Sea-Salted Chocolate Chip Oatmeal Cookies

Somewhere around the middle of January, I decided that I didn’t want to be a statistics tutor anymore. Even though it was an ego boost just being askedto be a math tutor for the school (a MATH tutor!), I had had it up to here with spending hours on end in the library surrounded by graph paper, broken pencil lead, and the frustrated grunts of my tutees.

Don’t get me wrong; I was a great tutor. I had a 99% turnover rate! (Let’s not talk about the other 1%. That girl isn’t my biggest fan) I was churning out A students left and right, though no one on the home front believed me.

“You’re a what? Math doesn’t run in our family,” they’d say. I had a very tumultuous childhood in the mathematics department. In the sixth grade, my father told me that I could only start shaving my legs if I got an A on my last math test. Sick of wearing knee-highs to school every day, I buckled down, but failed nonetheless. Mrs. Resdin, my math teacher and confidante, took pity on my fuzzy legs and secretly let me re-take the test until the A was mine. I strutted down the aisle of the auditorium at graduation in my knee-length dress with pride, hairless, but still a numerical moron.

I digress. Wandering through Coolidge Corner in Brookline, Massachusetts one afternoon, I walked confidently (with the pride of hairless sixth grader) into each store, offering my services. After dropping off an application at Trader Joe’s (why they didn’t hire me, I don’t know), I popped into The Body Shop across the street.

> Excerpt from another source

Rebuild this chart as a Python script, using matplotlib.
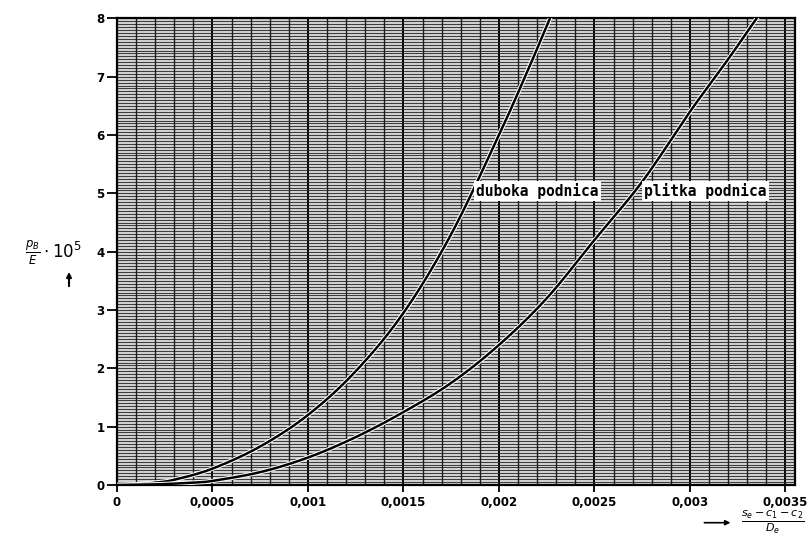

Less than a month later, I was hired as the Coolidge Corner Body Shop’s new Assistant Manager! But there was a catch: the manager manager had just taken another job,  So, until they hired a new one, I’d be working and training at a different store: the one inside the Prudential Center. “If you can handle the Pru, you can handle anything,” I was told ominously.

Though less frightening than my first day at the Hollywood Bowl (it was the Playboy Jazz Festival at high noon and everyone was wasted and creepy), my first shift at The Body Shop was a lot to take in. I learned the difference between seaweed and aloe and that pomegranate is good for “mature” (not “old”) skin, while tea tree is best for “blemished” (not “bad”) skin. I learned how to use a cash register and did a lot more math than anticipated.

After five hours of this business, I was royally pooped. Exhausted and smelling like a mix of Atlas Mountain Rose, Sweet Lemon, and White Musk, I headed to the food court for a little somethin’ special. At the Paradise Café (bless them), I ordered a warm chocolate chip cookie and ate the whole thing right there in the course of three minutes. It was an awesome reward, though the wafting scent of fresh baked cookies now taunts me every time I leave work.

I was at home on my first day off from The Body Shop, exhausted from a week filled with skin care, school, and magazine editing, when I decided that I wanted to bake some cookies: sea-salted chocolate chip oatmeal cookies, to be exact. Maybe if I outdid Paradise, I wouldn’t feel so tempted when walking by the food court on my last days of training!

I whipped together this recipe with a little help from the Morton’s Salt website and it couldn’t have been a better idea. I invited over a few friends, who helped me spoon the cookie dough onto the baking sheets, but mostly accompanied me on indulging in the oaty, salty, chocolaty goodness.

These cookies are moist and sweet, with just a hint of crisp salt. The oatmeal adds a nutty heartiness that gives the cookies a more complex texture that’ll have you reaching for seconds. Make these cookies when you just want a little something special. Maybe you were just hired for a new job. Maybe you did well on a test. Maybe you just shaved your legs for the first time! Or maybe you deserve it just ‘cus. I won’t tell, if you won’t.

Sea-Salted Chocolate Chip Oatmeal Cookies
Makes about 2 dozen cookies

Ingredients:
·      1 cup unsalted butter
·      1 cup light brown sugar
·      ½ cup white sugar
·      2 eggs
·      2 teaspoons vanilla extract
·      1 ¼ cups all purpose flour
·      ½ teaspoon baking soda
·      Approx. 2 teaspoons Morton Sea Salt
·      2 ½ cups oats
·      1 cup dark chocolate chips

Directions
1. Preheat oven to 325 degrees Fahrenheit
2. Use an electric mixer to blend butter, brown sugar, and white sugar on medium speed until smooth.
3. Beat in eggs, one at a time and add vanilla.
4. In a separate medium sized bowl, combine flour, baking soda, and 1 teaspoon salt.
5. Add dry mix to batter a little bit at a time, mixing on low/medium speed before adding more.
6. Fold in oats using a spatula.
7. Fold in chocolate chips. As always, be generous.
8. On a greased or parchment paper lined baking sheet, drop 2-inch wide dollops of dough, evenly spaced.
9. Sprinkle the cookies with the remaining teaspoon of salt. Unlike the chocolate chips, don’t go overboard here!
10. Bake for 12-15 minutes. Cool for 5 minutes and enjoy while still warm.